Unfortunately, however, many areas of the Santa Ana River need help. As a result, the Santa Ana River Trust (SART) program was created under the fiscal sponsorship of RLC in 2011 as a voice to help re-establish the Santa Ana River as a vibrant community centerpiece.
The goals of the SART program are to inspire protection of the Santa Ana River by developing projects that increase usage of the Santa Ana River Trail, restore connecting green spaces, and engage citizens in active environmental stewardship. Since 2011, SART has conducted river and trail community surveys, organized regular volunteer cleanups, removed 26 tons of trash from the River and surrounding neighborhoods, installed interpretive signage, planted California natives, and created a free trail map.
Want to help us care for the River so that future generations have the same opportunities to explore its banks? Visit our Events Calendar for upcoming SART events and help with trash cleanup, graffiti removal, plantings, and more!
RLC launched its first official environmental education program called “Acorns to Oaks” in 2015. Acorns to Oaks guides underserved high school science students to restore native oak woodland in our Cienega Canyon Preserve through the combination of an in-class presentation and three unique field trips, provided at zero cost to participating students and minimal cost to school districts.
While exploring the beauty of the Preserve, the program brings textbook pages to life through lessons on oak woodland ecology, biodiversity, and environmental stewardship ethics. During the program students learn how to collect and germinate acorns, and grow and plant oak seedlings using real-world restoration techniques.
Acorns to Oaks provides an environmental science learning experience that engages local students over multiple months through a variety of hands-on activities, which result in meaningful conservation outcomes and inspire a deeply rooted sense of connection and pride for the outdoors.

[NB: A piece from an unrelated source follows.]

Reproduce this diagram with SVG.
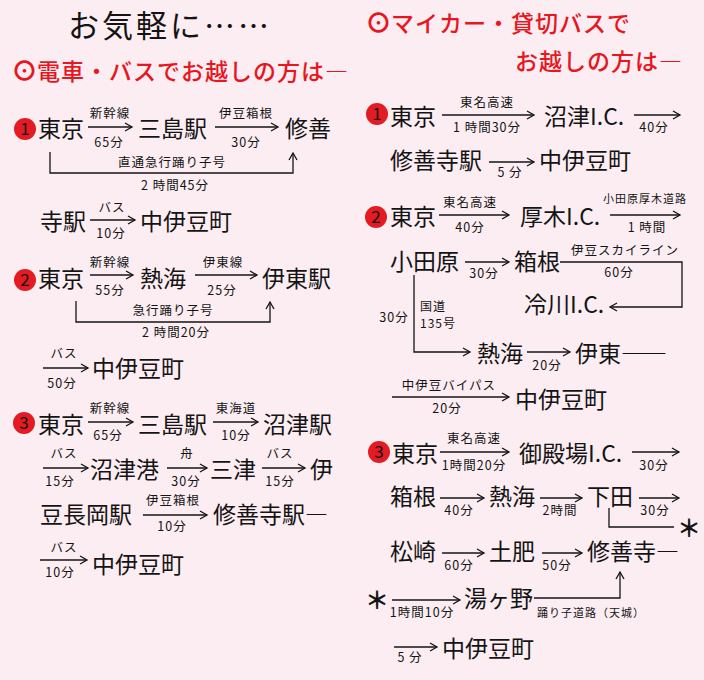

RLC extends a huge “thank you” to our partners at the Inland Empire Resource Conservation District for assisting in the implementation of Acorns to Oaks and for providing mentors for the program.
RLC is excited about the interest in our growing efforts to connect the community with the land we conserve through community-based restoration efforts and outreach events. We believe community involvement is key to achieving long term conservation goals by encouraging awareness of our valuable open spaces and motivating positive action.
Community volunteers play a vital role in our restoration projects, whether it’s pulling weeds along riparian habitat at the Prenda Arroyo, spreading native grassland seed at the Cienega Canyon Preserve, or picking up litter from the peak of Mt. Rubidoux. Check out how you can become a volunteer by clicking here.
RLC also hosts and participates in a variety of events such as leading our very own annual Wildflower Walk among the hills of Riverside, conducting a nature scavenger hunt as part of the California Council of Land Trusts annual Take it Outside California! Event, or participating in a multitude of community Earth Day events.